旅の果てにたどり着いた夏空の色は?

 ああ、なんて良い作品なんだろう。
 読み終えたときにふぅっとそんな風に思わせてくれました。

 会社から無実の罪を着せられて逃亡していた男。
 母親に捨てられて一人ぼっちの男の子。
 この二人が出会い、男の子の母親を訪ねて旅を始めます。

 と、序盤は少年の純粋さと、男の不器用な素直さが交錯するハートフルなロードムービー仕立ての物語が続きます。
 とにかくキャラクターの自然さ、人としての大事な素直さ、優しさ、情け、そんなもろもろの要素が混然一体となって、道中を明るく照らします。こう書くと簡単なようですが、ちゃんと人間つてものが書けてる、というのが本当に素晴らしい。良くも悪くも人ってこういうものだよな、と素直に思える。こういう要素って、文学作品では一番大事なことだと思うのです。

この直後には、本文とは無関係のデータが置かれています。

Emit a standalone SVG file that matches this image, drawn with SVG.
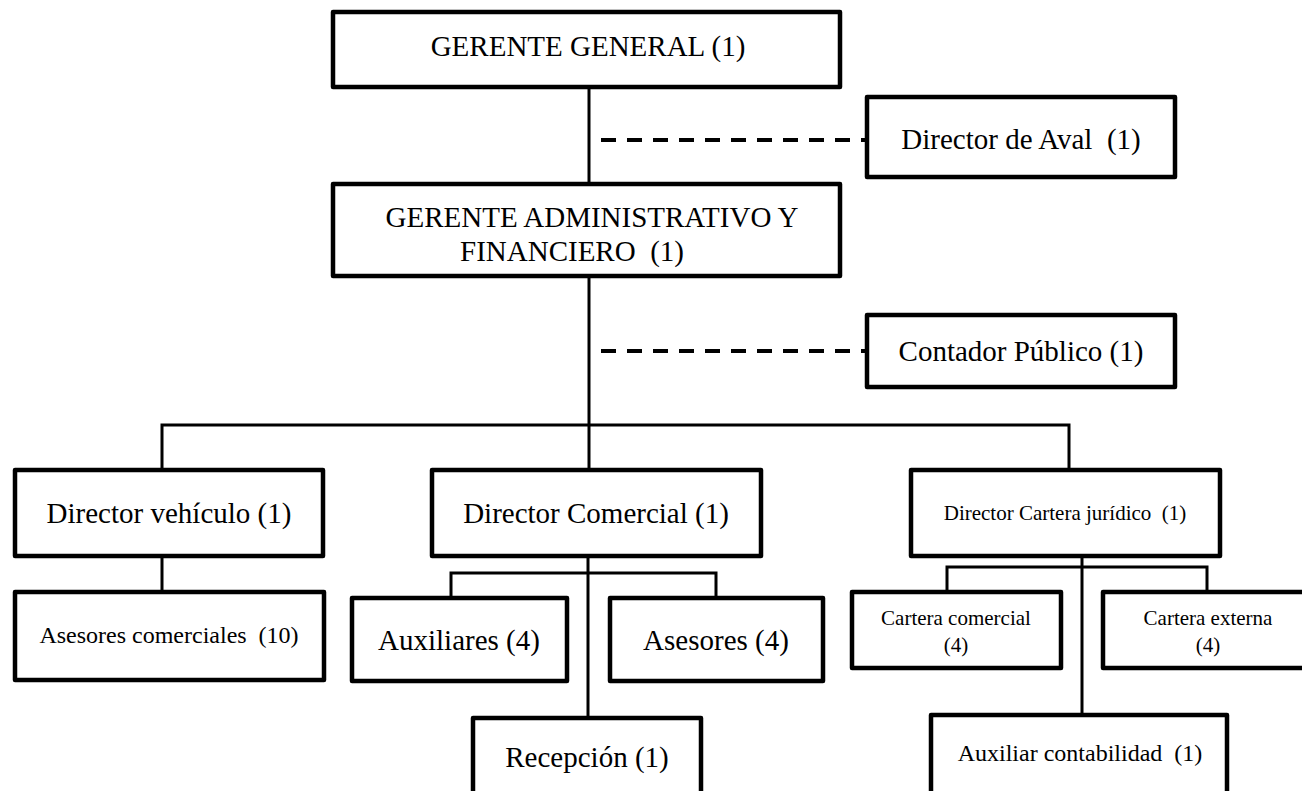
<svg xmlns="http://www.w3.org/2000/svg" width="1302" height="791" viewBox="0 0 1302 791">
<style>
.box{fill:#fff;stroke:#000;stroke-width:4.5;stroke-linejoin:round}
.ln{stroke:#000;stroke-width:3;fill:none}
.dash{stroke:#000;stroke-width:4;stroke-dasharray:15 11;fill:none}
text{font-family:"Liberation Serif","Times New Roman",serif;fill:#000;text-anchor:middle}
.f29{font-size:29px}
.f24{font-size:24px}
.f21{font-size:21px}
</style>
<rect width="1302" height="791" fill="#fff"/>
<g id="connectors">
<line class="ln" x1="589" y1="87" x2="589" y2="184"/>
<line class="dash" x1="601" y1="140" x2="867" y2="140"/>
<line class="ln" x1="589" y1="277" x2="589" y2="470"/>
<line class="dash" x1="601" y1="351" x2="867" y2="351"/>
<polyline class="ln" points="162,470 162,425 1069,425 1069,470"/>
<line class="ln" x1="162" y1="556" x2="162" y2="592"/>
<line class="ln" x1="588" y1="556" x2="588" y2="718"/>
<polyline class="ln" points="451,598 451,573 716,573 716,598"/>
<line class="ln" x1="1082" y1="556" x2="1082" y2="715"/>
<polyline class="ln" points="947,592 947,567 1207,567 1207,592"/>
</g>
<g id="gerente-general">
<rect class="box" x="333" y="12" width="507" height="75"/>
<text class="f29" x="588" y="56">GERENTE GENERAL (1)</text>
</g>
<g id="director-aval">
<rect class="box" x="867" y="97" width="308" height="80"/>
<text class="f29" x="1021" y="149" xml:space="preserve">Director de Aval  (1)</text>
</g>
<g id="gerente-administrativo">
<rect class="box" x="333" y="184" width="507" height="92"/>
<text class="f29" x="592" y="227">GERENTE ADMINISTRATIVO Y</text>
<text class="f29" x="572" y="261" xml:space="preserve">FINANCIERO  (1)</text>
</g>
<g id="contador">
<rect class="box" x="867" y="315" width="308" height="72"/>
<text class="f29" x="1021" y="361">Contador Público (1)</text>
</g>
<g id="director-vehiculo">
<rect class="box" x="15" y="470" width="308" height="86"/>
<text class="f29" x="169" y="523">Director vehículo (1)</text>
</g>
<g id="director-comercial">
<rect class="box" x="432" y="470" width="329" height="86"/>
<text class="f29" x="596" y="523">Director Comercial (1)</text>
</g>
<g id="director-cartera">
<rect class="box" x="911" y="470" width="309" height="86"/>
<text class="f21" x="1065" y="520" xml:space="preserve">Director Cartera jurídico  (1)</text>
</g>
<g id="asesores-comerciales">
<rect class="box" x="15" y="592" width="309" height="88"/>
<text class="f24" x="169" y="643" xml:space="preserve">Asesores comerciales  (10)</text>
</g>
<g id="auxiliares">
<rect class="box" x="352" y="598" width="215" height="83"/>
<text class="f29" x="459" y="650">Auxiliares (4)</text>
</g>
<g id="asesores">
<rect class="box" x="610" y="598" width="213" height="83"/>
<text class="f29" x="716" y="650">Asesores (4)</text>
</g>
<g id="recepcion">
<rect class="box" x="473" y="718" width="228" height="90"/>
<text class="f29" x="587" y="767">Recepción (1)</text>
</g>
<g id="cartera-comercial">
<rect class="box" x="852" y="592" width="209" height="76"/>
<text class="f21" x="956" y="625">Cartera comercial</text>
<text class="f21" x="956" y="652">(4)</text>
</g>
<g id="cartera-externa">
<rect class="box" x="1103" y="592" width="212" height="76"/>
<text class="f21" x="1208" y="625">Cartera externa</text>
<text class="f21" x="1208" y="652">(4)</text>
</g>
<g id="auxiliar-contabilidad">
<rect class="box" x="931" y="715" width="296" height="90"/>
<text class="f24" x="1080" y="761" xml:space="preserve">Auxiliar contabilidad  (1)</text>
</g>
</svg>
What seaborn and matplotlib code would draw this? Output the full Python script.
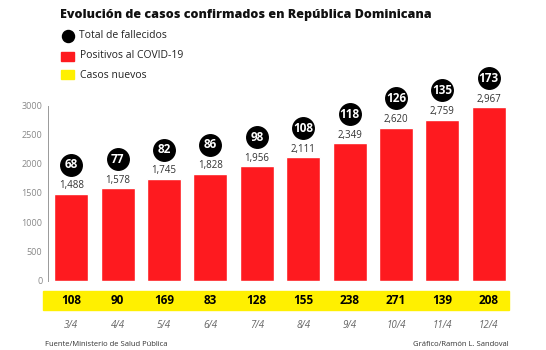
import matplotlib
matplotlib.use("Agg")
import matplotlib.pyplot as plt
import matplotlib.transforms as mtrans
from matplotlib.patches import Rectangle
import seaborn as sns
import pandas as pd

dates = ["3/4", "4/4", "5/4", "6/4", "7/4", "8/4", "9/4", "10/4", "11/4", "12/4"]
positivos = [1488, 1578, 1745, 1828, 1956, 2111, 2349, 2620, 2759, 2967]
fallecidos = [68, 77, 82, 86, 98, 108, 118, 126, 135, 173]
nuevos = [108, 90, 169, 83, 128, 155, 238, 271, 139, 208]
yticks = [0, 500, 1000, 1500, 2000, 2500, 3000]

red = "#fe1a1f"
yellow = "#fff000"
W, H = 546, 350

df = pd.DataFrame({"fecha": dates, "positivos": positivos})

sns.set_style("white")
plt.rcParams["font.family"] = ["Open Sans", "DejaVu Sans"]

fig = plt.figure(figsize=(5.46, 3.5), dpi=100)
ax = fig.add_axes([48 / W, 1 - 280.5 / H, (512 - 48) / W, 175 / H])

sns.barplot(data=df, x="fecha", y="positivos", color=red, saturation=1,
            width=0.73, ax=ax)
ax.set_xlim(-0.5, 9.5)
ax.set_ylim(0, 3000)
ax.set_yticks(yticks)
ax.set_yticklabels([str(t) for t in yticks], color="#888888", fontsize=6.5)
ax.tick_params(axis="y", length=3, width=0.6, color="#999999", pad=1)
ax.set_xticks([])
ax.set_xlabel("")
ax.set_ylabel("")
for s in ["top", "right", "bottom"]:
    ax.spines[s].set_visible(False)
ax.spines["left"].set_color("#999999")
ax.spines["left"].set_linewidth(0.7)

# value labels and death circles
circ = mtrans.offset_copy(ax.transData, fig=fig, x=0, y=21, units="points")
for i, (v, d) in enumerate(zip(positivos, fallecidos)):
    ax.annotate(f"{v:,}", (i, v), xytext=(0, 2), textcoords="offset points",
                ha="center", va="bottom", fontsize=7, color="#333333")
    ax.scatter([i], [v], s=240, color="black", transform=circ, clip_on=False, zorder=5)
    ax.text(i, v, str(d), transform=circ, ha="center", va="center", color="white",
            fontsize=8.5, fontweight="bold", zorder=6, clip_on=False)

# yellow band with new cases, and dates
fig.patches.append(Rectangle((43 / W, 1 - 310 / H), (509 - 43) / W, 19 / H,
                             transform=fig.transFigure, color=yellow, zorder=-1))
bt = mtrans.blended_transform_factory(ax.transData, fig.transFigure)
for i, (n, f) in enumerate(zip(nuevos, dates)):
    fig.text(i, 1 - 300.5 / H, str(n), transform=bt, ha="center",
             va="center", fontsize=8.5, fontweight="bold", color="black", zorder=5)
    fig.text(i, 1 - 325 / H, f, transform=bt, ha="center", va="center",
             fontsize=7, style="italic", color="#666666")

# title and legend
fig.text(60 / W, 1 - 15 / H, "Evolución de casos confirmados en República Dominicana",
         ha="left", va="center", fontsize=9, fontweight="heavy",
         fontstretch="condensed", color="#111111")
ax.scatter([68 / W], [1 - 36 / H], s=75, color="black", transform=fig.transFigure,
           clip_on=False)
fig.text(79 / W, 1 - 36 / H, "Total de fallecidos", ha="left", va="center",
         fontsize=7.5, color="#222222")
fig.patches.append(Rectangle((61 / W, 1 - 61 / H), 13 / W, 9 / H,
                             transform=fig.transFigure, color=red))
fig.text(80 / W, 1 - 56 / H, "Positivos al COVID-19", ha="left", va="center",
         fontsize=7.5, color="#222222")
fig.patches.append(Rectangle((61 / W, 1 - 79 / H), 13 / W, 9 / H,
                             transform=fig.transFigure, color=yellow))
fig.text(80 / W, 1 - 75 / H, "Casos nuevos", ha="left", va="center",
         fontsize=7.5, color="#222222")

fig.text(45 / W, 1 - 344 / H, "Fuente/Ministerio de Salud Pública", ha="left",
         va="center", fontsize=5.5, color="#333333")
fig.text(509 / W, 1 - 344 / H, "Gráfico/Ramón L. Sandoval", ha="right",
         va="center", fontsize=5.5, color="#333333")

fig.savefig("out.png", dpi=100)
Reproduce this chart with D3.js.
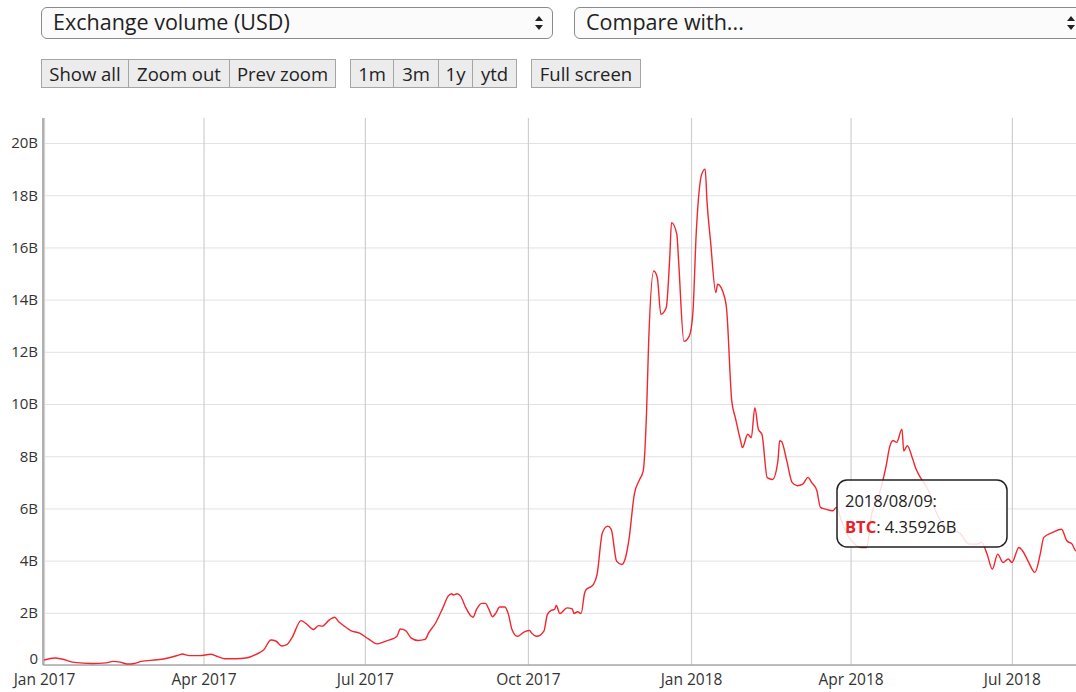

 そして物語はとある女性が一緒に加わり、謎めいた展開へと突入していきます。このストーリーの大胆な変更がこの物語の大きな特徴です。ただのロードムービーで終わらせない、男と少年の暖かな心の交流、それだけで終わらせないのです。そして物語はさらに深くなっていき、人の心の闇さえも活写していくのです。

 とにかく濃密で感情豊かなドラマ、行く先々の光景の鮮やかさ、人のどうしようもなさと気高くあろうとする心、そういったものが物語の中心にしっかりと流れていきます。
 テーマの濃密さのわりに、どこか軽やかで読みやすいのは作者様ならではと思います。この作者様は長編を多数発表されていて、まだその一端に触れたばかりですが、語り口といい構成といい、素晴らしい書き手の方だと感じました。

 ぜひ読んでみてください。
 長編ならではの満足感があります。